Illustrate the empirical distribution of states against time in intermittently-observed multistate data
Source:R/msmhist.R
msmhist.Rd
This works similarly to a histogram. The state observations are binned into time intervals with roughly equal numbers of observations. Within each bin, the probability \(p(s)\) that an observation comes from each state \(s\) is estimated.
Usage
msmhist(
data,
state,
time,
subject,
nbins,
absorbing = NULL,
censtimes = NULL,
stacked = TRUE
)
Arguments
- data
Data frame giving the observed data.
- state
Character string naming the observed state variable in the data. This variable must either be an integer in 1,2,...,K, where K is the number of states, or a factor with these integers as level labels.
- time
Character string naming the observation time variable in the data
- subject
Character string naming the individual ID variable in the data
- nbins
Number of time intervals to bin the state observations into. The underlying distribution of states illustrated by the plot will be assumed constant within each interval.
- absorbing
Indices of any absorbing states. Individuals are assumed to stay in their absorbing state, and contribute one observation to each bin after their absorption time.
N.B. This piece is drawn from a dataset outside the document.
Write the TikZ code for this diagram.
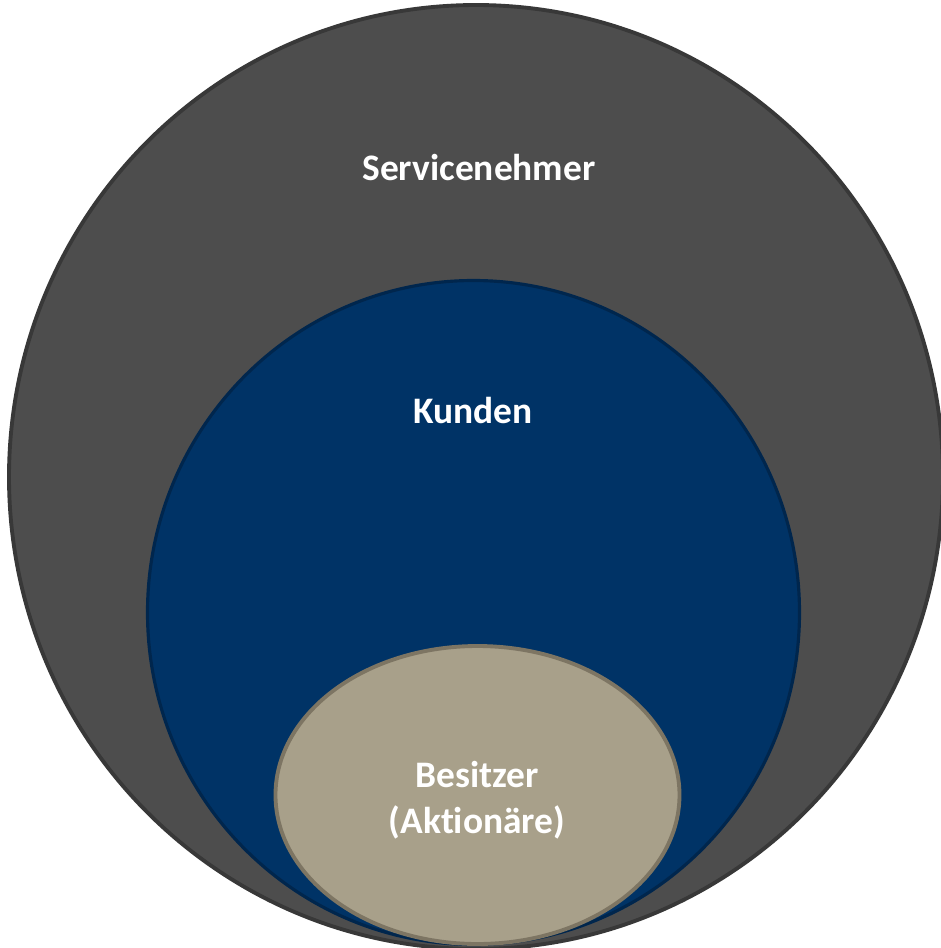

By default, no states are assumed to be absorbing.
- censtimes
Vector of maximum intended follow-up times for the people in the data who entered absorbing states. This supposes that had the person not entered the absorbing state, they would not have been observed after this time.
- stacked
If
TRUE
do a bar chart with the probabilities for different states stacked on top of each other, so the y-axis spans 0 to 1 exactly. This is more compact.If
FALSE
, plot one panel per state, as is done inprevalence.msm
. This is more convenient for constructing a check of the model fit.
Details
If each subject has at most one observation in a bin, then \(p(s)\) is estimated as the proportion of observations in the bin that are of that state.
More generally, if an individual has more than one observation in the bin, \(p(s)\) is estimated as follows. For each observed individual \(i\) and each state \(s\), we define a variable \(p(i,s)\) equal to the proportion of individual \(i\)'s observations that are of state \(s\). For example, in a three-state model, where a person has two observations in a bin, and these are states 2 and 3, then \(p(i,s) = 0, 0.5, 0.5\) for states 1, 2 and 3 respectively. The bin-specific estimate of \(p(s)\) is then the average of \(p(i,s)\) over individuals \(s\) who have at least one observation in that bin.
The results are visualised as a stacked bar plot. The individual observations of states are represented as points placed at random y positions within each state-specific bar.
This is intended as an alternative to the "observed prevalences"
plot in the function prevalence.msm
from the msm
package,
with a clearer connection to the data. It can be overlaid
with predictions of transition probabilities from a msmbayes
or msm
model, to check the fit of the model.
The method used by "observed prevalences" plots places a strong assumption on the individual data, that individuals stay in the same state between observations, or transition at the midpoint between observations.
msmhist
places no assumption on the individual data. Instead
the assumption is placed on the distribution underlying the data.
The histogram-like visualisation assumes, essentially, that the
distribution of states is the same at all times within each bin.
See also
msmhist_bardata
to extract the numbers
behind this plot so the plot can be customised by hand.